The Digital and Information Age (2000s – Present): Paris Climate Agreement Signed, 2016

On April 22nd, 2016, 195 nations signed the Paris Agreement. The Agreement was created at the UN Climate Change Conference in Paris earlier that winter. It is a legally binding agreement aiming to mitigate climate change’s effects worldwide. Some features of the agreement include reducing greenhouse gas (GHG) emissions and financing developing countries’ mitigation efforts. While it was signed on April 22nd, it went into force on November 4th of that year. 

The Paris Agreement works on a five year cycle. Every five years, each nation must submit an updated National Climate Action Plan, also called the Nationally Determined Contribution (NDC)  detailing their progress and goals for the next period. While they are encouraged to create and submit Long Term Strategies, they are not mandatory as the NDC’s.

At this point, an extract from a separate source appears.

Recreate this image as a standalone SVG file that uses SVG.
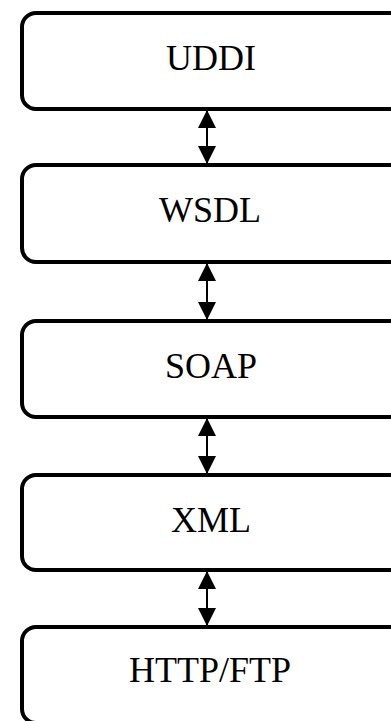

I selected this topic because I am currently learning about it in one of my college classes, and I wanted to see what more I could find out about it. I started by searching for just “Paris Agreement” in the Cedar Rapids Public Library Community History Archive (CHA), which turned up a whopping 18,000 results. I then looked at the top results and pulled out words that weren’t relevant. Some common topics that were irrelevant were regarding world war two and the United States exiting the agreement in 2016, so I filtered out words such as “nazi” and “exit”. I also included a filter for some related words like “climate” and “signed”. After various rounds of filtering, I narrowed it down to 68 results. Here I found a specific piece from the year before the deal was actually signed talking about how the agreement would benefit the state of Iowa which gave a unique perspective. 

The Late 20th Century: Cold War and Globalization (1980s – 2000s): Chernobyl Nuclear Disaster, 1986

During the Cold War era, nuclear power was increasingly popular. Nuclear reactors were used worldwide to generate power for countries, and most did so without error. However, the Chernobyl Nuclear Disaster was an exception that caused large amounts of nuclear radiation to be released into the atmosphere. 

The Chernobyl Nuclear Power Plant was located near the city of Pripyat, Ukraine, in what was the soviet union at the time. There were 4 different reactors within the plant, and the disaster happened in unit 4. 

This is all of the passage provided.